An exact copy of all the data is required, with pictures left out.
* START Stored data *
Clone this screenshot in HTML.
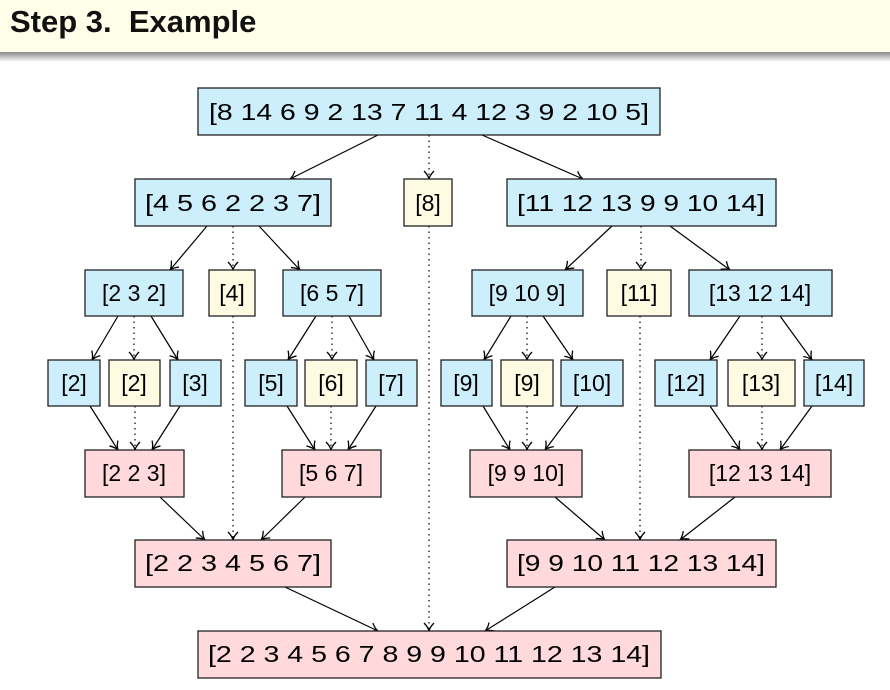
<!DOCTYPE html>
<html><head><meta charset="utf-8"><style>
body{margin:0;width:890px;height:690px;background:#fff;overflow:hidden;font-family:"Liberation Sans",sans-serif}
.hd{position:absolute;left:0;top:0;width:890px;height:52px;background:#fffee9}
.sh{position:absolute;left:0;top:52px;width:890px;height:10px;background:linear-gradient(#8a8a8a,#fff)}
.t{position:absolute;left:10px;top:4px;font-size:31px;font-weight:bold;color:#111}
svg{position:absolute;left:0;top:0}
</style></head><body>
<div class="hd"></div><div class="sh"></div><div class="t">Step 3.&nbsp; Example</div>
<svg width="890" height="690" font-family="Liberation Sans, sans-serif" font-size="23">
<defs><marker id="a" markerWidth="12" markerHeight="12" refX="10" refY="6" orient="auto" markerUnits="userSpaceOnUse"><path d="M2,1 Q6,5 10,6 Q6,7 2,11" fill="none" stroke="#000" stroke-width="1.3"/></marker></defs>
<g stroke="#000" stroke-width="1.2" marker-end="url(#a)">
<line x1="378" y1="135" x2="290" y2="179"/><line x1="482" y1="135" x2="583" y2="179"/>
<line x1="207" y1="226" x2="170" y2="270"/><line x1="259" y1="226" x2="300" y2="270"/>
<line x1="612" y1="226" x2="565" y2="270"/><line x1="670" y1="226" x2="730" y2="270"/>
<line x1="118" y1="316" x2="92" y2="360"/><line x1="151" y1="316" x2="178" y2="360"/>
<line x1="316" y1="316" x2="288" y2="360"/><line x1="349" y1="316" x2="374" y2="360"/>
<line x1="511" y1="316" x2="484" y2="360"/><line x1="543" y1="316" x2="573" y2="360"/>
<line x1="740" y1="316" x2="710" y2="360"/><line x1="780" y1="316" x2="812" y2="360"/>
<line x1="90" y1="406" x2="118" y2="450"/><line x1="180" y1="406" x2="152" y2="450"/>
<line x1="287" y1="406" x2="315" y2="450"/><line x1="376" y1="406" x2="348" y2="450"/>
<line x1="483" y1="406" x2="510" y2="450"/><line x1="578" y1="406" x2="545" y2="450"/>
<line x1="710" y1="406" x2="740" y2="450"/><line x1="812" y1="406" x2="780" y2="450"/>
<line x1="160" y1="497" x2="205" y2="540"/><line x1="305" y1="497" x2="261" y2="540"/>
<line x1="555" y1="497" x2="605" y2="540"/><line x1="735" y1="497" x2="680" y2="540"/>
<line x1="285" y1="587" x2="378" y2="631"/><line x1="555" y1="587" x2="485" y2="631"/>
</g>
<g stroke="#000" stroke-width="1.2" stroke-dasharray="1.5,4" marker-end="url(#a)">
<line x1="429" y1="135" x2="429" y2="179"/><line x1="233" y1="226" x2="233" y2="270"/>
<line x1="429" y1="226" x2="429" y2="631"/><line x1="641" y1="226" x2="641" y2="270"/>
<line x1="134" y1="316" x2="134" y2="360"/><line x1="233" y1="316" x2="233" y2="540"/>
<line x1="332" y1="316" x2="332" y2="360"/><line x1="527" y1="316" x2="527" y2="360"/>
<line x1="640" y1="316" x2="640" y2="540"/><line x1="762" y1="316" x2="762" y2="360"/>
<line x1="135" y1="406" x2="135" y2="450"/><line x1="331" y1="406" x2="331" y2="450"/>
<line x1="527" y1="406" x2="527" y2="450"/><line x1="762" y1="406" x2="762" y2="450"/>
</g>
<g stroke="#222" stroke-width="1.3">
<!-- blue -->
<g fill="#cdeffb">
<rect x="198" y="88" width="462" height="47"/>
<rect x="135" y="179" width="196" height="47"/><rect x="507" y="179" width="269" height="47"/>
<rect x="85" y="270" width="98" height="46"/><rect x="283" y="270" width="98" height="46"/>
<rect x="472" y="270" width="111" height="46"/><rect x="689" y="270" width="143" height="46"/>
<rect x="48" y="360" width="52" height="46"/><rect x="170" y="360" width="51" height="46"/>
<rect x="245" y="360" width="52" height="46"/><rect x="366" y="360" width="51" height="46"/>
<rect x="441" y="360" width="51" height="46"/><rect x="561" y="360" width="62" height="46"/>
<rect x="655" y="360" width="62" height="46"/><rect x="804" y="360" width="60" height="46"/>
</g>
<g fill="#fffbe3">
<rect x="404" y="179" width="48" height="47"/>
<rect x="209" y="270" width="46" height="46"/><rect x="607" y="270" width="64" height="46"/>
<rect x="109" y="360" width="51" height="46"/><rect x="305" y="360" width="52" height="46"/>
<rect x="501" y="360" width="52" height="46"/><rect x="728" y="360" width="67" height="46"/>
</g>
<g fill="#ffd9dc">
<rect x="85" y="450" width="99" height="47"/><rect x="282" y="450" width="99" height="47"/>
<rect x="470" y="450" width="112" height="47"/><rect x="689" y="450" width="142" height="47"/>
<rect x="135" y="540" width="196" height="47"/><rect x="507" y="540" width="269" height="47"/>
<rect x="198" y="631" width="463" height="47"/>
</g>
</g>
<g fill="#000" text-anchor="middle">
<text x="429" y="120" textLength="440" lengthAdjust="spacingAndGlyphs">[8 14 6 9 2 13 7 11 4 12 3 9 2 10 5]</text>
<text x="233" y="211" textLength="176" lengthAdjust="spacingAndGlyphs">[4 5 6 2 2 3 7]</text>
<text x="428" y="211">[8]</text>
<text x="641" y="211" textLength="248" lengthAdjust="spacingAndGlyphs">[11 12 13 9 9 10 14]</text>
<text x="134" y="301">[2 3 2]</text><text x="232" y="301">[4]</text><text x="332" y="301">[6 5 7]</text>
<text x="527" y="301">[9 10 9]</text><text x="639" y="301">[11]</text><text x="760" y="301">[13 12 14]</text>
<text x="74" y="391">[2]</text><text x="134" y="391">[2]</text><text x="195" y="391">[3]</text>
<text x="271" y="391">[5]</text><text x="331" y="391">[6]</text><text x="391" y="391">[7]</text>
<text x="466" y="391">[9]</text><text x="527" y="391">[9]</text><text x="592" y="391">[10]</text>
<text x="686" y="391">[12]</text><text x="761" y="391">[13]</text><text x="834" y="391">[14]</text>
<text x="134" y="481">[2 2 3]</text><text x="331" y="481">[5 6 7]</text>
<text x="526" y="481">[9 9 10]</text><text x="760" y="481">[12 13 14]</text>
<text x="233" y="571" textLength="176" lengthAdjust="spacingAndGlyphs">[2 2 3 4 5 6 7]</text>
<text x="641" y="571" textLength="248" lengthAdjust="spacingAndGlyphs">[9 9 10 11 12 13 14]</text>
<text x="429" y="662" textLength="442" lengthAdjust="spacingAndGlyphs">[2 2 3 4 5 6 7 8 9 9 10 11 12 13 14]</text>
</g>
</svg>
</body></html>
* END Stored data *
— Response —
Clone this screenshot in HTML.
<!DOCTYPE html>
<html><head><meta charset="utf-8"><style>
body{margin:0;width:890px;height:690px;background:#fff;overflow:hidden;font-family:"Liberation Sans",sans-serif}
.hd{position:absolute;left:0;top:0;width:890px;height:52px;background:#fffee9}
.sh{position:absolute;left:0;top:52px;width:890px;height:10px;background:linear-gradient(#8a8a8a,#fff)}
.t{position:absolute;left:10px;top:4px;font-size:31px;font-weight:bold;color:#111}
svg{position:absolute;left:0;top:0}
</style></head><body>
<div class="hd"></div><div class="sh"></div><div class="t">Step 3.&nbsp; Example</div>
<svg width="890" height="690" font-family="Liberation Sans, sans-serif" font-size="23">
<defs><marker id="a" markerWidth="12" markerHeight="12" refX="10" refY="6" orient="auto" markerUnits="userSpaceOnUse"><path d="M2,1 Q6,5 10,6 Q6,7 2,11" fill="none" stroke="#000" stroke-width="1.3"/></marker></defs>
<g stroke="#000" stroke-width="1.2" marker-end="url(#a)">
<line x1="378" y1="135" x2="290" y2="179"/><line x1="482" y1="135" x2="583" y2="179"/>
<line x1="207" y1="226" x2="170" y2="270"/><line x1="259" y1="226" x2="300" y2="270"/>
<line x1="612" y1="226" x2="565" y2="270"/><line x1="670" y1="226" x2="730" y2="270"/>
<line x1="118" y1="316" x2="92" y2="360"/><line x1="151" y1="316" x2="178" y2="360"/>
<line x1="316" y1="316" x2="288" y2="360"/><line x1="349" y1="316" x2="374" y2="360"/>
<line x1="511" y1="316" x2="484" y2="360"/><line x1="543" y1="316" x2="573" y2="360"/>
<line x1="740" y1="316" x2="710" y2="360"/><line x1="780" y1="316" x2="812" y2="360"/>
<line x1="90" y1="406" x2="118" y2="450"/><line x1="180" y1="406" x2="152" y2="450"/>
<line x1="287" y1="406" x2="315" y2="450"/><line x1="376" y1="406" x2="348" y2="450"/>
<line x1="483" y1="406" x2="510" y2="450"/><line x1="578" y1="406" x2="545" y2="450"/>
<line x1="710" y1="406" x2="740" y2="450"/><line x1="812" y1="406" x2="780" y2="450"/>
<line x1="160" y1="497" x2="205" y2="540"/><line x1="305" y1="497" x2="261" y2="540"/>
<line x1="555" y1="497" x2="605" y2="540"/><line x1="735" y1="497" x2="680" y2="540"/>
<line x1="285" y1="587" x2="378" y2="631"/><line x1="555" y1="587" x2="485" y2="631"/>
</g>
<g stroke="#000" stroke-width="1.2" stroke-dasharray="1.5,4" marker-end="url(#a)">
<line x1="429" y1="135" x2="429" y2="179"/><line x1="233" y1="226" x2="233" y2="270"/>
<line x1="429" y1="226" x2="429" y2="631"/><line x1="641" y1="226" x2="641" y2="270"/>
<line x1="134" y1="316" x2="134" y2="360"/><line x1="233" y1="316" x2="233" y2="540"/>
<line x1="332" y1="316" x2="332" y2="360"/><line x1="527" y1="316" x2="527" y2="360"/>
<line x1="640" y1="316" x2="640" y2="540"/><line x1="762" y1="316" x2="762" y2="360"/>
<line x1="135" y1="406" x2="135" y2="450"/><line x1="331" y1="406" x2="331" y2="450"/>
<line x1="527" y1="406" x2="527" y2="450"/><line x1="762" y1="406" x2="762" y2="450"/>
</g>
<g stroke="#222" stroke-width="1.3">
<!-- blue -->
<g fill="#cdeffb">
<rect x="198" y="88" width="462" height="47"/>
<rect x="135" y="179" width="196" height="47"/><rect x="507" y="179" width="269" height="47"/>
<rect x="85" y="270" width="98" height="46"/><rect x="283" y="270" width="98" height="46"/>
<rect x="472" y="270" width="111" height="46"/><rect x="689" y="270" width="143" height="46"/>
<rect x="48" y="360" width="52" height="46"/><rect x="170" y="360" width="51" height="46"/>
<rect x="245" y="360" width="52" height="46"/><rect x="366" y="360" width="51" height="46"/>
<rect x="441" y="360" width="51" height="46"/><rect x="561" y="360" width="62" height="46"/>
<rect x="655" y="360" width="62" height="46"/><rect x="804" y="360" width="60" height="46"/>
</g>
<g fill="#fffbe3">
<rect x="404" y="179" width="48" height="47"/>
<rect x="209" y="270" width="46" height="46"/><rect x="607" y="270" width="64" height="46"/>
<rect x="109" y="360" width="51" height="46"/><rect x="305" y="360" width="52" height="46"/>
<rect x="501" y="360" width="52" height="46"/><rect x="728" y="360" width="67" height="46"/>
</g>
<g fill="#ffd9dc">
<rect x="85" y="450" width="99" height="47"/><rect x="282" y="450" width="99" height="47"/>
<rect x="470" y="450" width="112" height="47"/><rect x="689" y="450" width="142" height="47"/>
<rect x="135" y="540" width="196" height="47"/><rect x="507" y="540" width="269" height="47"/>
<rect x="198" y="631" width="463" height="47"/>
</g>
</g>
<g fill="#000" text-anchor="middle">
<text x="429" y="120" textLength="440" lengthAdjust="spacingAndGlyphs">[8 14 6 9 2 13 7 11 4 12 3 9 2 10 5]</text>
<text x="233" y="211" textLength="176" lengthAdjust="spacingAndGlyphs">[4 5 6 2 2 3 7]</text>
<text x="428" y="211">[8]</text>
<text x="641" y="211" textLength="248" lengthAdjust="spacingAndGlyphs">[11 12 13 9 9 10 14]</text>
<text x="134" y="301">[2 3 2]</text><text x="232" y="301">[4]</text><text x="332" y="301">[6 5 7]</text>
<text x="527" y="301">[9 10 9]</text><text x="639" y="301">[11]</text><text x="760" y="301">[13 12 14]</text>
<text x="74" y="391">[2]</text><text x="134" y="391">[2]</text><text x="195" y="391">[3]</text>
<text x="271" y="391">[5]</text><text x="331" y="391">[6]</text><text x="391" y="391">[7]</text>
<text x="466" y="391">[9]</text><text x="527" y="391">[9]</text><text x="592" y="391">[10]</text>
<text x="686" y="391">[12]</text><text x="761" y="391">[13]</text><text x="834" y="391">[14]</text>
<text x="134" y="481">[2 2 3]</text><text x="331" y="481">[5 6 7]</text>
<text x="526" y="481">[9 9 10]</text><text x="760" y="481">[12 13 14]</text>
<text x="233" y="571" textLength="176" lengthAdjust="spacingAndGlyphs">[2 2 3 4 5 6 7]</text>
<text x="641" y="571" textLength="248" lengthAdjust="spacingAndGlyphs">[9 9 10 11 12 13 14]</text>
<text x="429" y="662" textLength="442" lengthAdjust="spacingAndGlyphs">[2 2 3 4 5 6 7 8 9 9 10 11 12 13 14]</text>
</g>
</svg>
</body></html>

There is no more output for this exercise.